Copy the material that follows word for word and omit its pictures.

◆ DATASET EXCERPT
#####

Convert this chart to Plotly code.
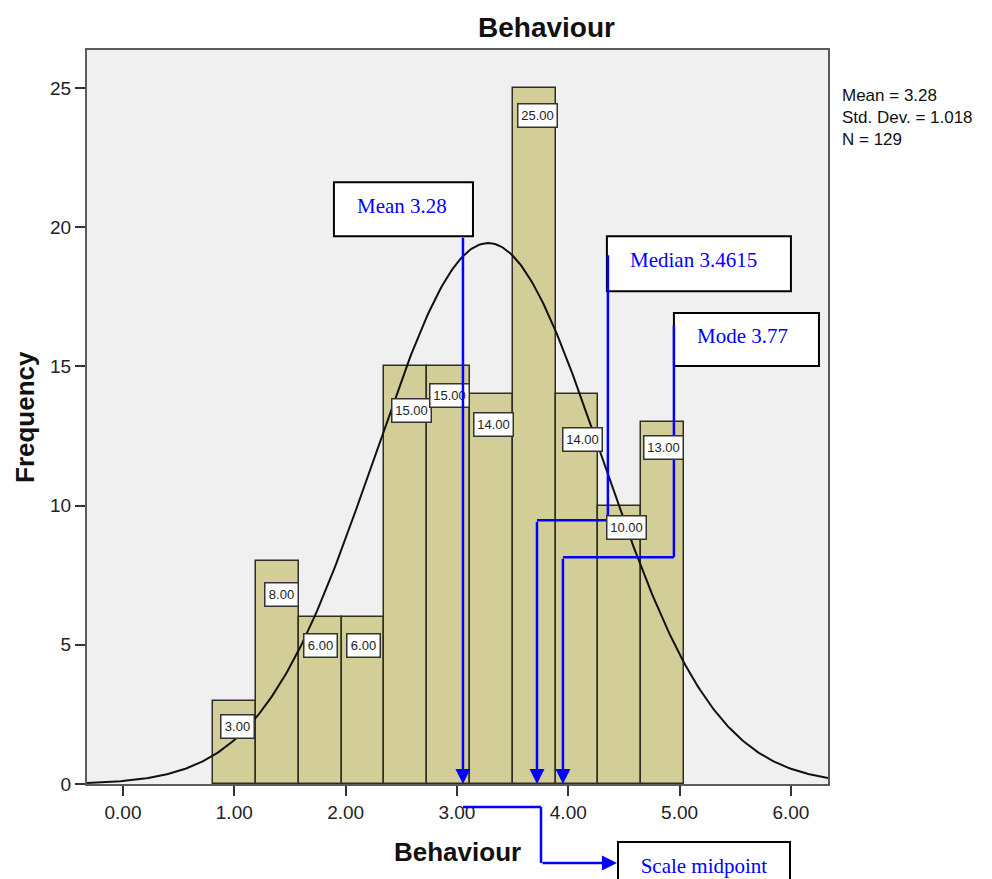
import numpy as np
import plotly.graph_objects as go

# ---------------- data ----------------
bin_start = 0.811
bin_width = 0.3844
counts = [3, 8, 6, 6, 15, 15, 14, 25, 14, 10, 13]
bar_labels = ["3.00", "8.00", "6.00", "6.00", "15.00", "15.00",
              "14.00", "25.00", "14.00", "10.00", "13.00"]
mean_val = 3.28
sd_val = 1.018
n_val = 129
x_ticks = [0, 1, 2, 3, 4, 5, 6]
x_tick_text = ["0.00", "1.00", "2.00", "3.00", "4.00", "5.00", "6.00"]
y_ticks = [0, 5, 10, 15, 20, 25]
stats_lines = ["Mean = 3.28", "Std. Dev. = 1.018", "N = 129"]
callout_texts = ["Mean 3.28", "Median 3.4615", "Mode 3.77", "Scale midpoint"]

# ---------------- layout constants ----------------
W, H = 992, 879
ML, MR, MT, MB = 87, 164, 50, 95
XR = [-0.323, 6.333]
YR = [0, 26.37]
PLOT_H = H - MT - MB
PLOT_W = W - ML - MR

def py(pix):
    """paper y from pixel row (for items outside the plot)"""
    return (H - MB - pix) / PLOT_H

def px(pix):
    return (pix - ML) / PLOT_W

# label box centres (data coords)
label_pos = [(1.033, 2.08), (1.428, 6.82), (1.770, 4.99), (2.165, 4.99),
             (2.596, 13.43), (2.937, 13.97), (3.332, 12.90), (3.728, 24.03),
             (4.132, 12.39), (4.527, 9.20), (4.859, 12.10)]

centers = [bin_start + bin_width * (i + 0.5) for i in range(len(counts))]

fig = go.Figure()
fig.add_trace(go.Bar(
    x=centers, y=counts, width=bin_width,
    marker=dict(color="#d3ce97", line=dict(color="#2e2e22", width=1.5)),
    hoverinfo="skip", showlegend=False))

xc = np.linspace(XR[0], XR[1], 400)
yc = n_val * bin_width * np.exp(-0.5 * ((xc - mean_val) / sd_val) ** 2) / (sd_val * np.sqrt(2 * np.pi))
fig.add_trace(go.Scatter(x=xc, y=yc, mode="lines",
                         line=dict(color="#111111", width=2),
                         hoverinfo="skip", showlegend=False))

annotations = []
# bar value labels
for (lx, ly), txt in zip(label_pos, bar_labels):
    annotations.append(dict(
        x=lx, y=ly, xref="x", yref="y", text=txt, showarrow=False,
        font=dict(family="Liberation Sans, Arial", size=13, color="#222222"),
        bgcolor="white", bordercolor="#333333", borderwidth=1.5, borderpad=1,
        width=36 if len(txt) == 5 else 30, height=20))

# stats text (one block)
annotations.append(dict(
    x=px(840), y=py(84), xref="paper", yref="paper",
    text="<br>".join(stats_lines), showarrow=False, xanchor="left", yanchor="top",
    align="left",
    font=dict(family="Liberation Sans, Arial", size=17, color="#111111")))

# titles
annotations.append(dict(x=px(546), y=py(27), xref="paper", yref="paper",
                        text="<b>Behaviour</b>", showarrow=False, xanchor="center", yanchor="middle",
                        font=dict(family="Liberation Sans, Arial", size=28, color="#111111")))
annotations.append(dict(x=0.5, y=py(852), xref="paper", yref="paper",
                        text="<b>Behaviour</b>", showarrow=False, xanchor="center", yanchor="middle",
                        font=dict(family="Liberation Sans, Arial", size=26, color="#111111")))
annotations.append(dict(x=px(25), y=0.5, xref="paper", yref="paper",
                        text="<b>Frequency</b>", showarrow=False, textangle=-90,
                        xanchor="center", yanchor="middle",
                        font=dict(family="Liberation Sans, Arial", size=26, color="#111111")))

# call-out texts (boxes drawn as shapes)
serif = dict(family="Liberation Serif, Times New Roman", size=21, color="#0000ff")
box_mean = (1.895, 21.62, 3.144, 19.68)
box_median = (4.347, 19.68, 6.000, 17.70)
box_mode = (4.949, 16.92, 6.252, 15.02)
for (x0, y0, x1, y1), txt in zip([box_mean, box_median, box_mode], callout_texts[:3]):
    annotations.append(dict(x=x0 + 0.19, y=(y0 + y1) / 2 + 0.12, xref="x", yref="y",
                            text=txt, showarrow=False, xanchor="left", yanchor="middle",
                            font=serif))
annotations.append(dict(x=4.437, y=py(841), xref="x", yref="paper", xanchor="left", yanchor="top",
                        text=callout_texts[3], showarrow=False, font=serif,
                        bgcolor="white", bordercolor="black", borderwidth=2, borderpad=0,
                        width=170, height=46))

# arrows
arrow_common = dict(text="", showarrow=True, arrowhead=2, arrowsize=1.2, arrowwidth=2.5,
                    arrowcolor="#0000ff", standoff=0, startstandoff=0)
for xa, ytop in [(3.054, 19.68), (3.719, 9.48), (3.952, 8.15)]:
    annotations.append(dict(x=xa, y=0, xref="x", yref="y", ax=xa, ay=ytop,
                            axref="x", ayref="y", **arrow_common))
annotations.append(dict(x=4.437, y=py(863), xref="x", yref="paper", ax=3.755, ay=0,
                        axref="x", ayref="pixel", **arrow_common))

blue = dict(color="#0000ff", width=2.5)
shapes = []
for (x0, y0, x1, y1) in [box_mean, box_median, box_mode]:
    shapes.append(dict(type="rect", xref="x", yref="y", x0=x0, x1=x1, y0=y0, y1=y1,
                       fillcolor="white", line=dict(color="black", width=2), layer="above"))
# median path
shapes.append(dict(type="line", xref="x", yref="y", x0=4.356, x1=4.356, y0=19.00, y1=9.48, line=blue))
shapes.append(dict(type="line", xref="x", yref="y", x0=4.356, x1=3.719, y0=9.48, y1=9.48, line=blue))
# mode path
shapes.append(dict(type="line", xref="x", yref="y", x0=4.949, x1=4.949, y0=16.49, y1=8.15, line=blue))
shapes.append(dict(type="line", xref="x", yref="y", x0=4.949, x1=3.952, y0=8.15, y1=8.15, line=blue))
# scale midpoint path (below axis)
shapes.append(dict(type="line", xref="x", yref="paper", x0=3.054, x1=3.755, y0=py(807), y1=py(807), line=blue))
shapes.append(dict(type="line", xref="x", yref="paper", x0=3.755, x1=3.755, y0=py(807), y1=py(863), line=blue))

fig.update_layout(
    width=W, height=H,
    margin=dict(l=ML, r=MR, t=MT, b=MB),
    paper_bgcolor="white", plot_bgcolor="#f0f0f0",
    bargap=0, showlegend=False,
    annotations=annotations, shapes=shapes,
    font=dict(family="Liberation Sans, Arial", color="#222222"),
    xaxis=dict(range=XR, tickvals=x_ticks, ticktext=x_tick_text, showgrid=False, zeroline=False,
               showline=True, mirror=True, linecolor="#5a5a5a", linewidth=2,
               ticks="outside", ticklen=10, tickwidth=2, tickcolor="#333333",
               tickfont=dict(size=19, color="#222222")),
    yaxis=dict(range=YR, tickvals=y_ticks, showgrid=False, zeroline=False,
               showline=True, mirror=True, linecolor="#5a5a5a", linewidth=2,
               ticks="outside", ticklen=10, tickwidth=2, tickcolor="#333333",
               tickfont=dict(size=19, color="#222222")),
)

fig.write_html("out.html")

#####

◆ OUTPUT OF THE TASK
Convert this chart to Plotly code.
import numpy as np
import plotly.graph_objects as go

# ---------------- data ----------------
bin_start = 0.811
bin_width = 0.3844
counts = [3, 8, 6, 6, 15, 15, 14, 25, 14, 10, 13]
bar_labels = ["3.00", "8.00", "6.00", "6.00", "15.00", "15.00",
              "14.00", "25.00", "14.00", "10.00", "13.00"]
mean_val = 3.28
sd_val = 1.018
n_val = 129
x_ticks = [0, 1, 2, 3, 4, 5, 6]
x_tick_text = ["0.00", "1.00", "2.00", "3.00", "4.00", "5.00", "6.00"]
y_ticks = [0, 5, 10, 15, 20, 25]
stats_lines = ["Mean = 3.28", "Std. Dev. = 1.018", "N = 129"]
callout_texts = ["Mean 3.28", "Median 3.4615", "Mode 3.77", "Scale midpoint"]

# ---------------- layout constants ----------------
W, H = 992, 879
ML, MR, MT, MB = 87, 164, 50, 95
XR = [-0.323, 6.333]
YR = [0, 26.37]
PLOT_H = H - MT - MB
PLOT_W = W - ML - MR

def py(pix):
    """paper y from pixel row (for items outside the plot)"""
    return (H - MB - pix) / PLOT_H

def px(pix):
    return (pix - ML) / PLOT_W

# label box centres (data coords)
label_pos = [(1.033, 2.08), (1.428, 6.82), (1.770, 4.99), (2.165, 4.99),
             (2.596, 13.43), (2.937, 13.97), (3.332, 12.90), (3.728, 24.03),
             (4.132, 12.39), (4.527, 9.20), (4.859, 12.10)]

centers = [bin_start + bin_width * (i + 0.5) for i in range(len(counts))]

fig = go.Figure()
fig.add_trace(go.Bar(
    x=centers, y=counts, width=bin_width,
    marker=dict(color="#d3ce97", line=dict(color="#2e2e22", width=1.5)),
    hoverinfo="skip", showlegend=False))

xc = np.linspace(XR[0], XR[1], 400)
yc = n_val * bin_width * np.exp(-0.5 * ((xc - mean_val) / sd_val) ** 2) / (sd_val * np.sqrt(2 * np.pi))
fig.add_trace(go.Scatter(x=xc, y=yc, mode="lines",
                         line=dict(color="#111111", width=2),
                         hoverinfo="skip", showlegend=False))

annotations = []
# bar value labels
for (lx, ly), txt in zip(label_pos, bar_labels):
    annotations.append(dict(
        x=lx, y=ly, xref="x", yref="y", text=txt, showarrow=False,
        font=dict(family="Liberation Sans, Arial", size=13, color="#222222"),
        bgcolor="white", bordercolor="#333333", borderwidth=1.5, borderpad=1,
        width=36 if len(txt) == 5 else 30, height=20))

# stats text (one block)
annotations.append(dict(
    x=px(840), y=py(84), xref="paper", yref="paper",
    text="<br>".join(stats_lines), showarrow=False, xanchor="left", yanchor="top",
    align="left",
    font=dict(family="Liberation Sans, Arial", size=17, color="#111111")))

# titles
annotations.append(dict(x=px(546), y=py(27), xref="paper", yref="paper",
                        text="<b>Behaviour</b>", showarrow=False, xanchor="center", yanchor="middle",
                        font=dict(family="Liberation Sans, Arial", size=28, color="#111111")))
annotations.append(dict(x=0.5, y=py(852), xref="paper", yref="paper",
                        text="<b>Behaviour</b>", showarrow=False, xanchor="center", yanchor="middle",
                        font=dict(family="Liberation Sans, Arial", size=26, color="#111111")))
annotations.append(dict(x=px(25), y=0.5, xref="paper", yref="paper",
                        text="<b>Frequency</b>", showarrow=False, textangle=-90,
                        xanchor="center", yanchor="middle",
                        font=dict(family="Liberation Sans, Arial", size=26, color="#111111")))

# call-out texts (boxes drawn as shapes)
serif = dict(family="Liberation Serif, Times New Roman", size=21, color="#0000ff")
box_mean = (1.895, 21.62, 3.144, 19.68)
box_median = (4.347, 19.68, 6.000, 17.70)
box_mode = (4.949, 16.92, 6.252, 15.02)
for (x0, y0, x1, y1), txt in zip([box_mean, box_median, box_mode], callout_texts[:3]):
    annotations.append(dict(x=x0 + 0.19, y=(y0 + y1) / 2 + 0.12, xref="x", yref="y",
                            text=txt, showarrow=False, xanchor="left", yanchor="middle",
                            font=serif))
annotations.append(dict(x=4.437, y=py(841), xref="x", yref="paper", xanchor="left", yanchor="top",
                        text=callout_texts[3], showarrow=False, font=serif,
                        bgcolor="white", bordercolor="black", borderwidth=2, borderpad=0,
                        width=170, height=46))

# arrows
arrow_common = dict(text="", showarrow=True, arrowhead=2, arrowsize=1.2, arrowwidth=2.5,
                    arrowcolor="#0000ff", standoff=0, startstandoff=0)
for xa, ytop in [(3.054, 19.68), (3.719, 9.48), (3.952, 8.15)]:
    annotations.append(dict(x=xa, y=0, xref="x", yref="y", ax=xa, ay=ytop,
                            axref="x", ayref="y", **arrow_common))
annotations.append(dict(x=4.437, y=py(863), xref="x", yref="paper", ax=3.755, ay=0,
                        axref="x", ayref="pixel", **arrow_common))

blue = dict(color="#0000ff", width=2.5)
shapes = []
for (x0, y0, x1, y1) in [box_mean, box_median, box_mode]:
    shapes.append(dict(type="rect", xref="x", yref="y", x0=x0, x1=x1, y0=y0, y1=y1,
                       fillcolor="white", line=dict(color="black", width=2), layer="above"))
# median path
shapes.append(dict(type="line", xref="x", yref="y", x0=4.356, x1=4.356, y0=19.00, y1=9.48, line=blue))
shapes.append(dict(type="line", xref="x", yref="y", x0=4.356, x1=3.719, y0=9.48, y1=9.48, line=blue))
# mode path
shapes.append(dict(type="line", xref="x", yref="y", x0=4.949, x1=4.949, y0=16.49, y1=8.15, line=blue))
shapes.append(dict(type="line", xref="x", yref="y", x0=4.949, x1=3.952, y0=8.15, y1=8.15, line=blue))
# scale midpoint path (below axis)
shapes.append(dict(type="line", xref="x", yref="paper", x0=3.054, x1=3.755, y0=py(807), y1=py(807), line=blue))
shapes.append(dict(type="line", xref="x", yref="paper", x0=3.755, x1=3.755, y0=py(807), y1=py(863), line=blue))

fig.update_layout(
    width=W, height=H,
    margin=dict(l=ML, r=MR, t=MT, b=MB),
    paper_bgcolor="white", plot_bgcolor="#f0f0f0",
    bargap=0, showlegend=False,
    annotations=annotations, shapes=shapes,
    font=dict(family="Liberation Sans, Arial", color="#222222"),
    xaxis=dict(range=XR, tickvals=x_ticks, ticktext=x_tick_text, showgrid=False, zeroline=False,
               showline=True, mirror=True, linecolor="#5a5a5a", linewidth=2,
               ticks="outside", ticklen=10, tickwidth=2, tickcolor="#333333",
               tickfont=dict(size=19, color="#222222")),
    yaxis=dict(range=YR, tickvals=y_ticks, showgrid=False, zeroline=False,
               showline=True, mirror=True, linecolor="#5a5a5a", linewidth=2,
               ticks="outside", ticklen=10, tickwidth=2, tickcolor="#333333",
               tickfont=dict(size=19, color="#222222")),
)

fig.write_html("out.html")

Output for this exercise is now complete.